Even if input_1 if filtered, when input_2 is triggered, the value of filtered will be used, whether the filtering condition is activated or not. To prevent the computation of n, users should use select instead:

input_1 = input(Float64)
input_2 = input(Nothing)
filtered = filter(x->!isnan(x), input_1)
selected = select(x->!isnan(x), input_1)
map((x,y) -> println("filtered"), filtered, input_2)
map((x,y) -> println("selected"), selected, input_2)
    
s1 = Source(input_1) # compiles the graph. Nodes must not be added afterwards.
s2 = Source(input_2) # compiles the graph. Nodes must not be added afterwards.
push!(s1, 1.0) # prints nothing 
push!(s2, nothing) # prints "filtered" and then "selected"
push!(s1, NaN) # prints nothing 
push!(s2, nothing) # prints "filtered" only

Comparison with Observables.jl

ReactiveGraphs.jl executes nodes in a topological order of the graph, while Observables.jl uses a depth-first ordering (each node calling its children).

using Observables
x1 = Observable(nothing)
x2 = map(x->println("x2"), x1)
x3 = map(x->println("x3"), x1)
x4 = map((x, y)->println("x4"), x2, x3)
x1[] = nothing # prints x2 x4 x3 x4

using ReactiveGraphs
x1 = input(nothing)
x2 = map(x->println("x2"), x1)
x3 = map(x->println("x3"), x1)
x4 = map((x,y)->println("x4"), x2, x3)
push!(Source(x1), nothing) # prints x2 x3 x4

Also, ReactiveGraphs.jl is designed for performance, in the case of static graphs, while Observables is designed for dynamic graphs.
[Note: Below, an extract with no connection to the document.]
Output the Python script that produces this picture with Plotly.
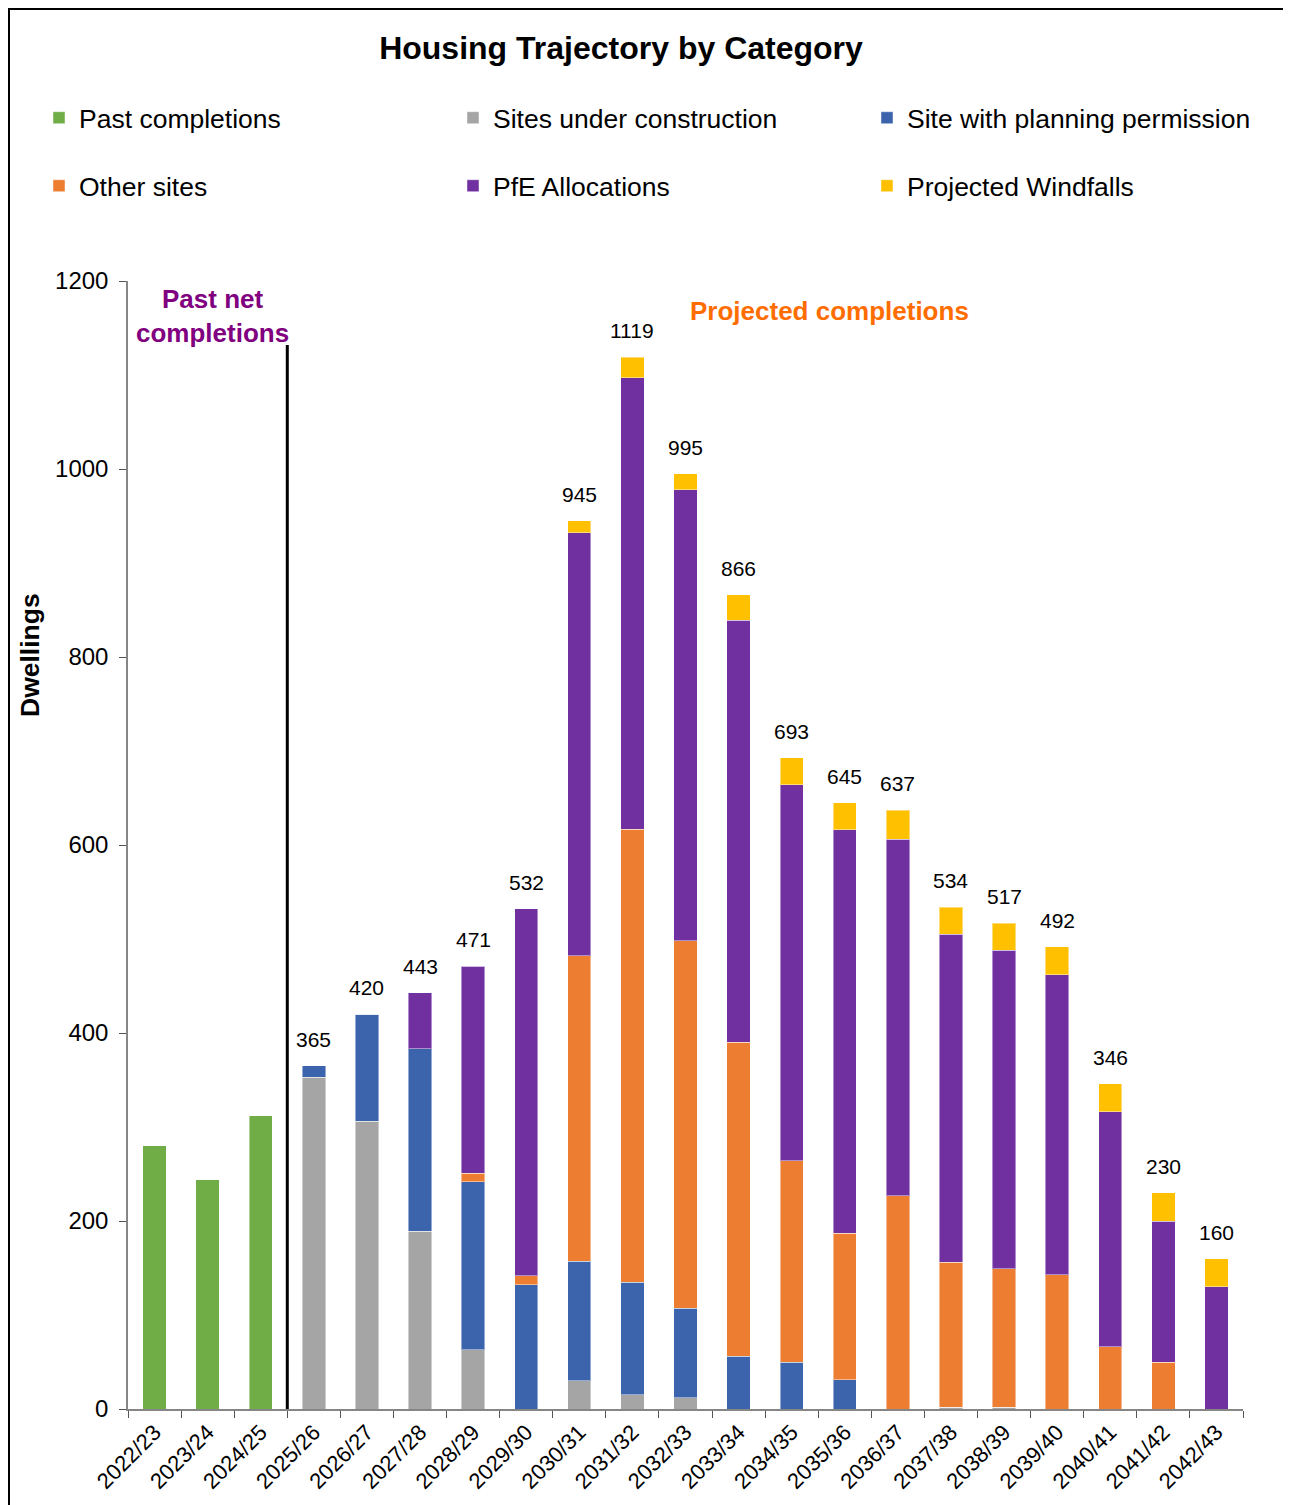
import plotly.graph_objects as go

years = ["2022/23", "2023/24", "2024/25", "2025/26", "2026/27", "2027/28", "2028/29",
         "2029/30", "2030/31", "2031/32", "2032/33", "2033/34", "2034/35", "2035/36",
         "2036/37", "2037/38", "2038/39", "2039/40", "2040/41", "2041/42", "2042/43"]

past_completions = [280, 244, 312, 0, 0, 0, 0, 0, 0, 0, 0, 0, 0, 0, 0, 0, 0, 0, 0, 0, 0]
under_construction = [0, 0, 0, 353, 306, 189, 63, 0, 30, 15, 12, 0, 0, 0, 0, 2, 2, 0, 0, 0, 0]
planning_permission = [0, 0, 0, 12, 114, 194, 179, 132, 127, 120, 95, 56, 50, 31, 0, 0, 0, 0, 0, 0, 0]
other_sites = [0, 0, 0, 0, 0, 0, 9, 10, 325, 482, 391, 334, 214, 156, 227, 154, 147, 143, 66, 50, 0]
pfe_allocations = [0, 0, 0, 0, 0, 60, 220, 390, 450, 480, 480, 449, 400, 429, 379, 349, 339, 319, 250, 150, 130]
windfalls = [0, 0, 0, 0, 0, 0, 0, 0, 13, 22, 17, 27, 29, 29, 31, 29, 29, 30, 30, 30, 30]

total_years = years[3:]
total_labels = [365, 420, 443, 471, 532, 945, 1119, 995, 866, 693, 645, 637, 534, 517, 492, 346, 230, 160]

series_names = ["Past completions", "Sites under construction", "Site with planning permission",
                "Other sites", "PfE Allocations", "Projected Windfalls"]
series_values = [past_completions, under_construction, planning_permission,
                 other_sites, pfe_allocations, windfalls]
series_colors = ["#70AD47", "#A5A5A5", "#3C64AD", "#ED7D31", "#7030A0", "#FFC000"]

FONT = "Liberation Sans, Arial, sans-serif"

W, H = 1280, 1500
L, R, T, B = 120, 45, 273, 99
PW = W - L - R          # 1115
PH = H - T - B          # 1128


def px_x(p):            # figure pixel -> paper x
    return (p - L) / PW


def px_y(p):            # figure pixel (from top) -> paper y
    return (H - B - p) / PH


fig = go.Figure()
legend_keys = ["legend", "legend2", "legend3", "legend4", "legend5", "legend6"]
for name, vals, col, lg in zip(series_names, series_values, series_colors, legend_keys):
    fig.add_trace(go.Bar(
        x=years, y=vals, name=name, marker_color=col,
        marker_line=dict(width=1, color="rgba(255,255,255,0.45)"),
        legend=lg, showlegend=True,
    ))

annotations = []
for yr, t in zip(total_years, total_labels):
    annotations.append(dict(x=yr, y=t, xref="x", yref="y", text=str(t), showarrow=False,
                            yanchor="bottom", yshift=13, font=dict(size=21, color="black", family=FONT)))

annotations += [
    dict(x=1.1, y=1163, xref="x", yref="y", text="<b>Past net<br>completions</b>", showarrow=False,
         font=dict(size=26, color="#800080", family=FONT), align="center"),
    dict(x=12.72, y=1168, xref="x", yref="y", text="<b>Projected completions</b>", showarrow=False,
         font=dict(size=26, color="#FF6D00", family=FONT)),
    dict(x=px_x(22), y=px_y(647), xref="paper", yref="paper", xanchor="center", yanchor="middle",
         text="<b>Dwellings</b>", textangle=-90, showarrow=False,
         font=dict(size=26.5, color="black", family=FONT)),
]

shapes = [
    dict(type="line", xref="x", yref="y", x0=2.5, x1=2.5, y0=0, y1=1132,
         line=dict(color="black", width=3)),
    dict(type="rect", xref="paper", yref="paper",
         x0=px_x(1), x1=px_x(W - 1), y0=px_y(H + 5), y1=px_y(1),
         line=dict(color="black", width=2)),
]

legend_layout = {}
leg_x = [31, 445, 859, 31, 445, 859]
leg_y = [110, 110, 110, 178, 178, 178]
for key, lx, ly in zip(legend_keys, leg_x, leg_y):
    legend_layout[key] = dict(orientation="h", x=px_x(lx), y=px_y(ly), xanchor="left", yanchor="middle",
                              font=dict(size=26.5, family=FONT, color="black"),
                              bgcolor="rgba(0,0,0,0)", itemclick=False, visible=True)

fig.update_layout(
    width=W, height=H,
    margin=dict(l=L, r=R, t=T, b=B),
    paper_bgcolor="white", plot_bgcolor="white",
    barmode="stack", bargap=0.56,
    showlegend=True,
    font=dict(family=FONT, color="black"),
    title=dict(text="<b>Housing Trajectory by Category</b>", x=(621 - 8) / W, xref="container",
               xanchor="center", y=1 - 40 / H, yref="container", yanchor="middle",
               font=dict(size=32, family=FONT, color="black")),
    annotations=annotations,
    shapes=shapes,
    xaxis=dict(type="category", tickangle=-45, showline=True, linecolor="#868686", linewidth=1.5,
               ticks="outside", tickson="boundaries", ticklen=7, tickcolor="#555555",
               tickfont=dict(size=22, family=FONT, color="black"), showgrid=False),
    yaxis=dict(range=[0, 1200], dtick=200, showline=True, linecolor="#868686", linewidth=1.5,
               ticks="outside", ticklen=7, tickcolor="#555555", showgrid=False, zeroline=False,
               ticklabelstandoff=6,
               tickfont=dict(size=24, family=FONT, color="black")),
    **legend_layout,
)

fig.write_html("out.html")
julia> using BenchmarkTools
julia> x1 = Observable(1)
       x2 = map(x->x+1, x1)
       @benchmark setindex!($x1, 2)
BenchmarkTools.Trial: 10000 samples with 195 evaluations.
 Range (min … max):  484.185 ns …  6.983 μs  ┊ GC (min … max): 0.00% … 90.47%
 Time  (median):     490.810 ns              ┊ GC (median):    0.00%
 Time  (mean ± σ):   496.060 ns ± 72.381 ns  ┊ GC (mean ± σ):  0.18% ±  1.22%

     ▄██▆▃▁                                                     
  ▁▃▆██████▇▅▄▄▄▃▃▃▄▃▃▃▃▃▂▃▃▂▂▂▂▂▂▂▂▂▁▂▁▁▁▁▁▁▁▁▁▁▁▁▁▁▁▁▁▁▁▁▁▁▁ ▂
  484 ns          Histogram: frequency by time          534 ns <

 Memory estimate: 48 bytes, allocs estimate: 3.

julia> x1 = input(Int)
       x2 = map(x->x+1, x1)
       s = Source(x1)
       @benchmark push!($x1, 2)
BenchmarkTools.Trial: 10000 samples with 1000 evaluations.
 Range (min … max):  1.500 ns … 10.625 ns  ┊ GC (min … max): 0.00% … 0.00%
 Time  (median):     1.542 ns              ┊ GC (median):    0.00%
 Time  (mean ± σ):   1.573 ns ±  0.221 ns  ┊ GC (mean ± σ):  0.00% ± 0.00%

           █         ▇        ▃         ▃         ▁          ▁
  █▁▁▁▁▁▁▁▁█▁▁▁▁▁▁▁▁▁█▁▁▁▁▁▁▁▁█▁▁▁▁▁▁▁▁▁█▁▁▁▁▁▁▁▁▁█▁▁▁▁▁▁▁▁▅ █
  1.5 ns       Histogram: log(frequency) by time     1.75 ns <

  Memory estimate: 0 bytes, allocs estimate: 0.

Benchmark

This library is meant to be fast, and allocation free. Here is an example using the main operations of ReactiveGraphs.jl.

julia>i1 = input(Int)
      i2 = input(Bool)
      i3 = input(Bool)
      i1f = filter(i1, i2)
      i1s = select(i1, i3)
      n2 = map(x->x+1, i1f)
      n3 = foldl((state, x)-> state + x, 1, i1s)
      n4 = inlinedmap(+,n2,n3)
      n5 = lag(1, n4)
      
      s1 = Source(i1)
      s2 = Source(i2)
      s3 = Source(i3)
      push!(s1, 1)
      push!(s2, true)
      push!(s3, true)
      v = 1
      @benchmark push!($s1, $v)
BenchmarkTools.Trial: 10000 samples with 1000 evaluations.                                      
Range (min … max):  8.708 ns … 27.625 ns  ┊ GC (min … max): 0.00% … 0.00%                      
Time  (median):     8.792 ns              ┊ GC (median):    0.00%                              
Time  (mean ± σ):   8.800 ns ±  0.252 ns  ┊ GC (mean ± σ):  0.00% ± 0.00%                      

 ▂       ▆       █       ▄▃       ▂       ▂                 ▁                                  
 █▁▁▁▁▁▁▁█▁▁▁▁▁▁▁█▁▁▁▁▁▁▁██▁▁▁▁▁▁▁█▁▁▁▁▁▁▁█▁▁▁▁▁▁▁▆▁▁▁▁▁▁▁▆ █                                  
 8.71 ns      Histogram: log(frequency) by time        9 ns <                                  

Memory estimate: 0 bytes, allocs estimate: 0.

ReactiveGraphs.Node — Type

Node{name}

Objects of type Node correspond to the nodes of the computational graph. Each node is identified by a uniquely generated name name.